Records shown →
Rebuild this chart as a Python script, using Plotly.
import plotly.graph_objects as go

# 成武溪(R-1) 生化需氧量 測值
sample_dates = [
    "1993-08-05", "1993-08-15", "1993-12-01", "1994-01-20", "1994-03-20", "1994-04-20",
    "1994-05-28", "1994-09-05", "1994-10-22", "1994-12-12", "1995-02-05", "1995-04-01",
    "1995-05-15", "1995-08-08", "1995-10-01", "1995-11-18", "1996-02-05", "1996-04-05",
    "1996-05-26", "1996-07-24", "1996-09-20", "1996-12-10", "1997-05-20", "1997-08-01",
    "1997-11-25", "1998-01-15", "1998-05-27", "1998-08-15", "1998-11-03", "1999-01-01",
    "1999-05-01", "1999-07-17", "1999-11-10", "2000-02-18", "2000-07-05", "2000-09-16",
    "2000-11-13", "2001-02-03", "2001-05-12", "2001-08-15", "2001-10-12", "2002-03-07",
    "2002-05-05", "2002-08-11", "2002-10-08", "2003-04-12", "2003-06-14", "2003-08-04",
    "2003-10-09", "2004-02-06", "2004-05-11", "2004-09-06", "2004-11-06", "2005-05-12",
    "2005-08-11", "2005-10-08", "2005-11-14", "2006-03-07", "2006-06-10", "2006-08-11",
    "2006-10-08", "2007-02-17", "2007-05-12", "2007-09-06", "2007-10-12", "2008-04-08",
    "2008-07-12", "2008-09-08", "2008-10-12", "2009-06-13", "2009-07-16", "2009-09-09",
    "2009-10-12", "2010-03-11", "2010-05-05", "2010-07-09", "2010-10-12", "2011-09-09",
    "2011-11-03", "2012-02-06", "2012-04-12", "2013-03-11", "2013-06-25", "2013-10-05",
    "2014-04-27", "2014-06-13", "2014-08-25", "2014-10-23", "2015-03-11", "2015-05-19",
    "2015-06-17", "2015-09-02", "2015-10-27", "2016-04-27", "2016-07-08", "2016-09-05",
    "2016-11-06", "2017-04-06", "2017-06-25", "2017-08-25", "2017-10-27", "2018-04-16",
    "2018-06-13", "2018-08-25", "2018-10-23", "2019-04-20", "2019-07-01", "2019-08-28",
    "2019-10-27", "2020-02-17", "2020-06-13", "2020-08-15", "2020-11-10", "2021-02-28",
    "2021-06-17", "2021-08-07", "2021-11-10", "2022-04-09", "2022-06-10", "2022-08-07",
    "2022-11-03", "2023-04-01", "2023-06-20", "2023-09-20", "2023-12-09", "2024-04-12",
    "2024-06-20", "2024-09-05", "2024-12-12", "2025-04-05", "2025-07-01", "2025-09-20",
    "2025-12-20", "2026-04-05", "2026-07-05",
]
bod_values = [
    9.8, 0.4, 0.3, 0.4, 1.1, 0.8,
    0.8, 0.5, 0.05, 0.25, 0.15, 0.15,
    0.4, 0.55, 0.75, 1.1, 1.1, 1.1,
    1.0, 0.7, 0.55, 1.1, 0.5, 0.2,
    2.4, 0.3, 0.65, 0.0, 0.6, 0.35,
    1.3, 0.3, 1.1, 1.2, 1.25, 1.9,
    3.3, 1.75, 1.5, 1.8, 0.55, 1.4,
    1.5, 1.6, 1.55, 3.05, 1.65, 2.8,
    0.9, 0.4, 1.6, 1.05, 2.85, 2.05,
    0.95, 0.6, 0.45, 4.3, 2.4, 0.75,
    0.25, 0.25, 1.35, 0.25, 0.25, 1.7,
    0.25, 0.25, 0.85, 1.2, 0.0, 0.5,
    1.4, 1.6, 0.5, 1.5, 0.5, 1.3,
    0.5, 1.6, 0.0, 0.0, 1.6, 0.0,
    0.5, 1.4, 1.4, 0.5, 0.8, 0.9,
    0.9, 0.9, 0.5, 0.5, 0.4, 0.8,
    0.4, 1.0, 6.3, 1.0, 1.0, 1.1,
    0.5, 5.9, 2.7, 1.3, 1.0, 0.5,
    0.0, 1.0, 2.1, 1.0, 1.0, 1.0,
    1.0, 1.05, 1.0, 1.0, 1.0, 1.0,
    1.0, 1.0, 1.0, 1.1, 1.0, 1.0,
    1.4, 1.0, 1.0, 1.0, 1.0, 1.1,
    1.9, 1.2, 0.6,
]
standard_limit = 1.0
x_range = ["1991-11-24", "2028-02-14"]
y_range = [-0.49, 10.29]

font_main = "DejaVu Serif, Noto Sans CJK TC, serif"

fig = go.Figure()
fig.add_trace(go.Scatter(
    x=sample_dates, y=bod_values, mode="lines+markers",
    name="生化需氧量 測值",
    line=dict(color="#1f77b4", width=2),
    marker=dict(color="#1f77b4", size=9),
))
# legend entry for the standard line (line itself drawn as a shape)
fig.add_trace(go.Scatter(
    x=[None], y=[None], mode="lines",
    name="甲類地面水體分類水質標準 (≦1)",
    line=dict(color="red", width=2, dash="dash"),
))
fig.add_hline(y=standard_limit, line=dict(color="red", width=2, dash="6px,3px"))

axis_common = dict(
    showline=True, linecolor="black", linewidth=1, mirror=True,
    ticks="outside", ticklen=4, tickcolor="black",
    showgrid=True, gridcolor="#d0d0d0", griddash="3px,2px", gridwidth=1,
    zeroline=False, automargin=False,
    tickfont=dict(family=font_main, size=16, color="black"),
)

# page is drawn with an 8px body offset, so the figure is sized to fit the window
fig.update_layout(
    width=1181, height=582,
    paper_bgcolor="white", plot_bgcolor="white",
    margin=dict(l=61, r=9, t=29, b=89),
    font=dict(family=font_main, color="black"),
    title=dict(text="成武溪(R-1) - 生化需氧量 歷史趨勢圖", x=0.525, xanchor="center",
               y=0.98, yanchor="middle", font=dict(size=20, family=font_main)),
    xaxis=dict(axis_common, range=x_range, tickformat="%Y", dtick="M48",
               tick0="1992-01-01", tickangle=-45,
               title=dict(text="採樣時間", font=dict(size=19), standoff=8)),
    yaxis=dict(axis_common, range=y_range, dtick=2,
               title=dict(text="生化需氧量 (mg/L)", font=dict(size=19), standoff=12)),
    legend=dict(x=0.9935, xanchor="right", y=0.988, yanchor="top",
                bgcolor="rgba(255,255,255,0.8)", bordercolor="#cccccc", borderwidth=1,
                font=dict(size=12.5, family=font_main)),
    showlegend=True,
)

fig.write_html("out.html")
...
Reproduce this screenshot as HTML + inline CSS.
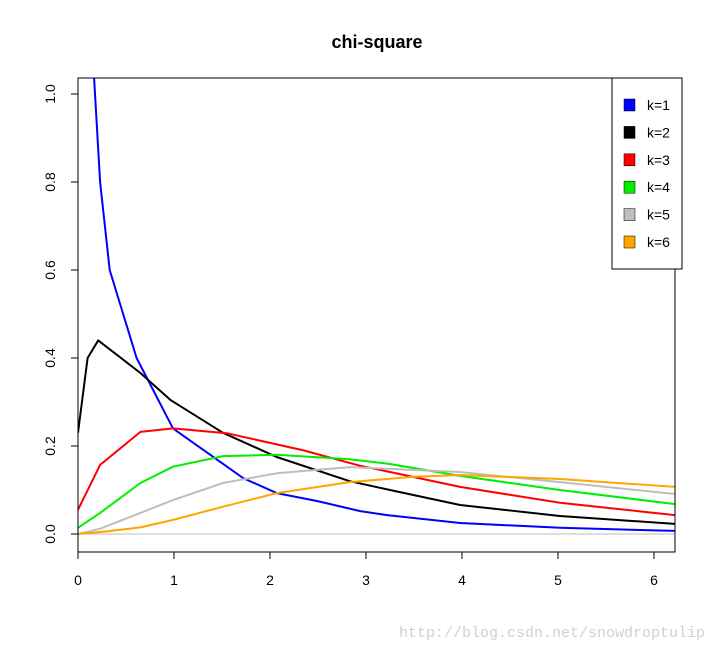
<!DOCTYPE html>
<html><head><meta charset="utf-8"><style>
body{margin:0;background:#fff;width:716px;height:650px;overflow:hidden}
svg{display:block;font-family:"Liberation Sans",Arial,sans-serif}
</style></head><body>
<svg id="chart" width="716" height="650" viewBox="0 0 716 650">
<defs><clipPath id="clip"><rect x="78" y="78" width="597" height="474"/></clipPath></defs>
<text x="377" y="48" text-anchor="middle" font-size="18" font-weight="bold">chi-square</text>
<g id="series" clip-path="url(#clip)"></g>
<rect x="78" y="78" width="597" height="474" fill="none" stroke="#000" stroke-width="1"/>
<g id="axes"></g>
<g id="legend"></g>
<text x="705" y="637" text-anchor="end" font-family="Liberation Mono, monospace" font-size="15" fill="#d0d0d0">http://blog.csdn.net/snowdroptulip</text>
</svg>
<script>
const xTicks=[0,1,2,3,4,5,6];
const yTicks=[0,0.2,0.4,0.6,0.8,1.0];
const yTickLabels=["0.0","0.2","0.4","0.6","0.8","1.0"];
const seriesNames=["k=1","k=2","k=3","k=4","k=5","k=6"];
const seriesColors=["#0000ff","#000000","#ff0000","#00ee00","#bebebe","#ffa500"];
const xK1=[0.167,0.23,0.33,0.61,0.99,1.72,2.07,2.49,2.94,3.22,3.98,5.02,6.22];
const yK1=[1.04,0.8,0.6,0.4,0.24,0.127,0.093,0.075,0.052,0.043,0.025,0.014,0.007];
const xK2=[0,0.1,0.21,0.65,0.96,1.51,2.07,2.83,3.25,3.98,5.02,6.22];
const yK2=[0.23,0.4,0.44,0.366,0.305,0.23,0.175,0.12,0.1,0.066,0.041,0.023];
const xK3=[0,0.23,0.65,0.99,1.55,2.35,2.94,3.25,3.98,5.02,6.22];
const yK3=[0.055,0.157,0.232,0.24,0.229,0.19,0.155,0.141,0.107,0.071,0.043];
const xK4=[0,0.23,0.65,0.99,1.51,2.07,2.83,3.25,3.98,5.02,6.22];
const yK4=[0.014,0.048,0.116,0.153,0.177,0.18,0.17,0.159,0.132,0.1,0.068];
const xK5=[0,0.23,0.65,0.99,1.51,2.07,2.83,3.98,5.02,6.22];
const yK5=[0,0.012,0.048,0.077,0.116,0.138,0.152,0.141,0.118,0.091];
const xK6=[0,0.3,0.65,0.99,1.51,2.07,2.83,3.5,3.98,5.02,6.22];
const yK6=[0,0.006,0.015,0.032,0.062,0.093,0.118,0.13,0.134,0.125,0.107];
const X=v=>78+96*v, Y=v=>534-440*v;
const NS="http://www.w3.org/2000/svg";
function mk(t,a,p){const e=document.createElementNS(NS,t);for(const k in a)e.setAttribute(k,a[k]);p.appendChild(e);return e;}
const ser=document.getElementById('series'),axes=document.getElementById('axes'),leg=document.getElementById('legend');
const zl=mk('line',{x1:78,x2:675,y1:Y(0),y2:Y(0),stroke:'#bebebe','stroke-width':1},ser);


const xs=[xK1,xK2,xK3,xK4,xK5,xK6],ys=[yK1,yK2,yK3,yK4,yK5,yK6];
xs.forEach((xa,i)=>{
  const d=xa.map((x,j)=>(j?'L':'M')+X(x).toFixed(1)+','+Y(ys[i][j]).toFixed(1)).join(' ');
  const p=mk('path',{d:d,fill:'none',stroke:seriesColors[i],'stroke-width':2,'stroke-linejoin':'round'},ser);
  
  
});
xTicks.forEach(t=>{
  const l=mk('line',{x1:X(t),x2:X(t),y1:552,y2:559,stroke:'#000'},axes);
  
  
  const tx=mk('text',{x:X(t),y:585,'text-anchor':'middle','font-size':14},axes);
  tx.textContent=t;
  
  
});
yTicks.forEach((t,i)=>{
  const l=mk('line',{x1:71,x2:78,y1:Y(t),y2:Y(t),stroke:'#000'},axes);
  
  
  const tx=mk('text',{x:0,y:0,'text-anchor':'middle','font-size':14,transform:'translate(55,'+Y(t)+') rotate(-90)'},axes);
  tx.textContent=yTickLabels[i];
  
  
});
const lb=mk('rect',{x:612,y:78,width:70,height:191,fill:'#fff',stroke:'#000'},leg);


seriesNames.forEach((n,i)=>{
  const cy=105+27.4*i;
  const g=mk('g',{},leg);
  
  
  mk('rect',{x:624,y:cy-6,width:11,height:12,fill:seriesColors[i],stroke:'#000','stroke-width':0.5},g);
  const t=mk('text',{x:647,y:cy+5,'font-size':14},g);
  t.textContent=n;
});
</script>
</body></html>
...
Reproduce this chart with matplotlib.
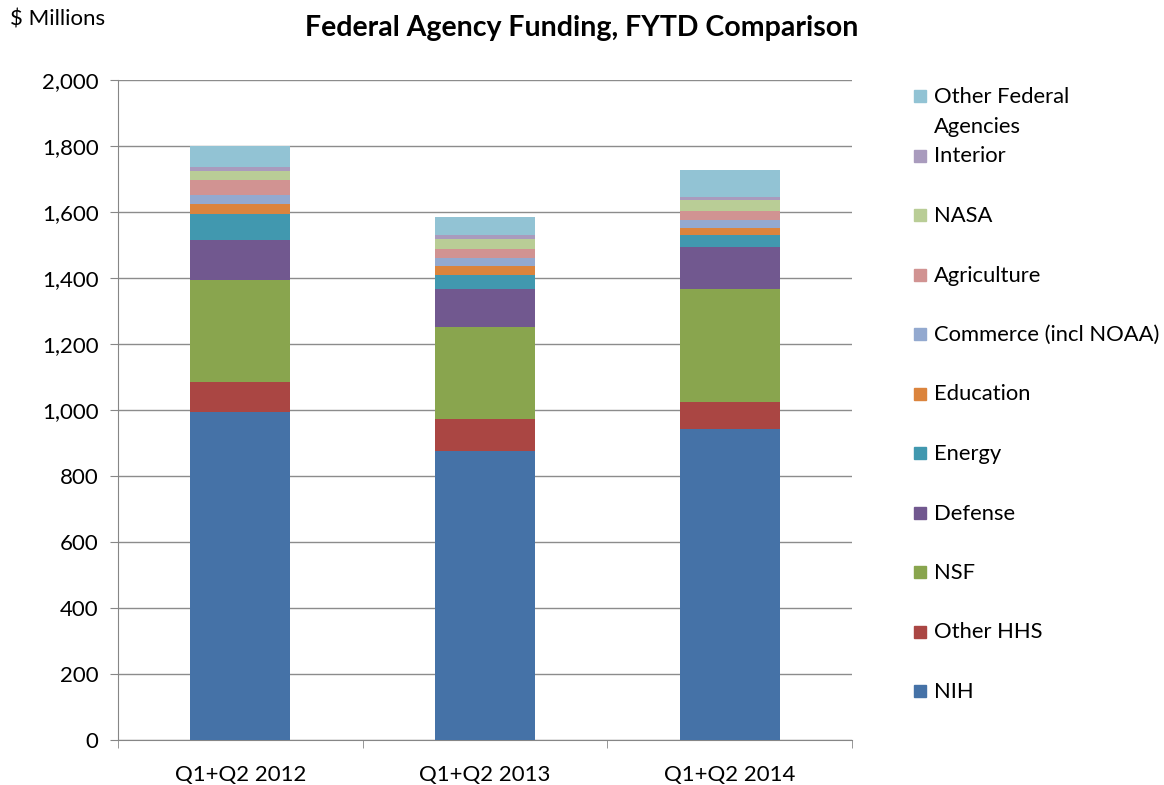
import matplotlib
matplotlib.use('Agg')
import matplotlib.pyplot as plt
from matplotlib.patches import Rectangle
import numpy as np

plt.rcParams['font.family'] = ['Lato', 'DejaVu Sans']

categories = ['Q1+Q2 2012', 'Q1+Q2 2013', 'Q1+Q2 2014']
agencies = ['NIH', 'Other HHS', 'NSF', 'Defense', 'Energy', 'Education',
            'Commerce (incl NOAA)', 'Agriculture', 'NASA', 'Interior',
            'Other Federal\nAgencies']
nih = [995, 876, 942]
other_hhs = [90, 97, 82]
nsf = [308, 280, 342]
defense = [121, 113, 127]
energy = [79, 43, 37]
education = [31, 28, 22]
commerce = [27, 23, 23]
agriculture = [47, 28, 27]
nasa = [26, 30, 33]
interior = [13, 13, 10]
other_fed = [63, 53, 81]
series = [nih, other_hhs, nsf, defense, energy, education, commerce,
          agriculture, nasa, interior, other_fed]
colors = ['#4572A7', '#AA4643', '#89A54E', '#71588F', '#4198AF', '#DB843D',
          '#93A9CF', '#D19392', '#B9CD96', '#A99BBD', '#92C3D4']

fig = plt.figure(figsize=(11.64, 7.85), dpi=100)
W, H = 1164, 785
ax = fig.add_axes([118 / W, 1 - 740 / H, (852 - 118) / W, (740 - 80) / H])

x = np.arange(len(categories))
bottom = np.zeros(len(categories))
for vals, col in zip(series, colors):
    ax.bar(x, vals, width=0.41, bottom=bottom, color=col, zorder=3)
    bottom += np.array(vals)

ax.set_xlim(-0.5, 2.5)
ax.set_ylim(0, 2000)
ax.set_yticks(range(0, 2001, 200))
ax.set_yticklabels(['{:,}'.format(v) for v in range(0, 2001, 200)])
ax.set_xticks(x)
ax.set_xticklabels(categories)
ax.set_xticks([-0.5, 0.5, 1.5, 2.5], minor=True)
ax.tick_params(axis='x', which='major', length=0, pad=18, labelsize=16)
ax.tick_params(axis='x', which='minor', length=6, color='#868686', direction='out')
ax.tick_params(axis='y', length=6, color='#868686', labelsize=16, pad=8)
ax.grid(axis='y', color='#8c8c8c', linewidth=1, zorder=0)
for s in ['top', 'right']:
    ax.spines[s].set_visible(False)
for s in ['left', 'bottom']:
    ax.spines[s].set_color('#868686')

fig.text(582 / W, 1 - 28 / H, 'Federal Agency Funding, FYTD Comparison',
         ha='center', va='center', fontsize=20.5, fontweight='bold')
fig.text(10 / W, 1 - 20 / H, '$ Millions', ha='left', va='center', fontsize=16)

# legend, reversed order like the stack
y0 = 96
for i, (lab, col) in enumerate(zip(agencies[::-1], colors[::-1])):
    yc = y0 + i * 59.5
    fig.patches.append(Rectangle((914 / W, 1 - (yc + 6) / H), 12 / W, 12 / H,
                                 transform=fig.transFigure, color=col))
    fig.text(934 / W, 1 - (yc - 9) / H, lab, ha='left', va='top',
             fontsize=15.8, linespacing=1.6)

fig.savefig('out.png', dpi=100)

Prompt →
With the first line being the one containing "Rebuild this chart" and the last line the one containing "import plotly.graph_objects as go", transcribe exactly the lines above that fall in that range.

Reply to the exercise →
Rebuild this chart as a Python script, using Plotly.
import plotly.graph_objects as go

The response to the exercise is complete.